NEW YORK, June 9, 2026, 06:02 EDT
Cerebras Systems was set to open higher on Tuesday, building on Monday’s rally. The move came after Wall Street banks started coverage on the fresh AI-chip IPO with upbeat calls. Shares traded at $246.53 premarket, up 3.66%. Cerebras closed Monday at $237.83, up 18.32%.
Cerebras is in focus as investors check demand for AI hardware names outside of Nvidia. The timing follows the end of the IPO quiet period, when banks involved in the offering were restricted from releasing research.
At least nine brokerages started coverage on Cerebras Monday, Reuters said, naming Morgan Stanley, Citigroup, Barclays and UBS among them. Morgan Stanley’s Joseph Moore and team pointed to strong demand for “fast, low-latency inference.” That’s when an AI model gives answers after it’s been trained. Reuters
Cerebras started trading on Nasdaq on May 14 with the ticker CBRS, wrapping its IPO the next day. The company moved 34.5 million Class A shares at $185 apiece after underwriters took up their whole option, for a total of around $6.38 billion before fees and expenses.
Cerebras isn’t positioning itself as just another GPU vendor.

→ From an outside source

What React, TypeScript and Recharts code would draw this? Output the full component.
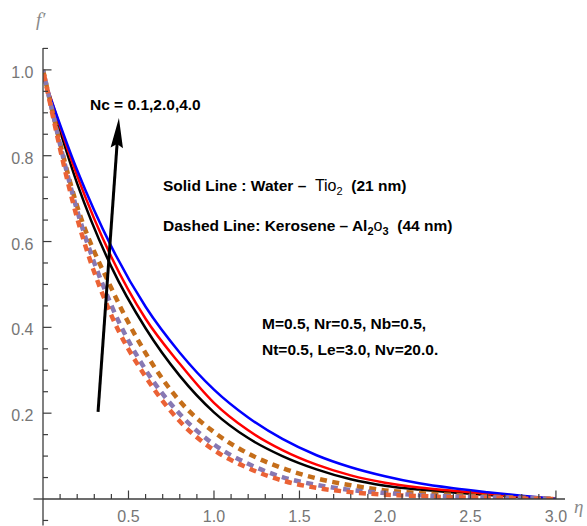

The GPU, or graphics processing unit, is the chip that has driven most of the AI surge. Cerebras takes a different tack, making a wafer-scale engine—bigger than standard processors—to reduce delays from networking lots of smaller chips.
Nvidia is the usual yardstick here. Cerebras claims its WSE-3 chip is 58 times bigger than a top GPU, and says it can do inference as much as 15 times faster than leading GPU-based systems. The company cautions the numbers depend on workload, setup and model.
OpenAI is part of the bullish argument. Cerebras disclosed in January a multi-year agreement with OpenAI to start deploying 750 megawatts of its wafer-scale hardware from 2026. Sachin Katti, who runs compute infrastructure at OpenAI, said Cerebras provides a “dedicated low-latency inference solution” for the platform. Cerebras
Amazon has a role here. In March, AWS and Cerebras said they would work together on a system that links AWS Trainium with Cerebras CS-3, using Amazon Bedrock. AWS’s David Brown called speed a “critical bottleneck” for tougher AI jobs. Cerebras
Cerebras has been a bumpy name since its debut. The stock priced at $185, started trading at $350, topped out at $386 that same day and finished at $311. It then slid down to $201 last Friday before bouncing back on Monday.
Concentration and execution remain key risks here. Barron’s said some of the caution on the stock is tied to Cerebras leaning heavily on one big OpenAI cloud deal, which makes up most of its $24.6 billion backlog for 2025, even with its AWS partnership bringing in other customers. If OpenAI orders change, delays hit deployments, or Nvidia and AMD push back harder, the scarcity premium driving CBRS could disappear fast.
Cerebras is being seen on Wall Street as one of the purer plays on rapid AI inference among listed names. That story is driving interest, but the shares remain jumpy.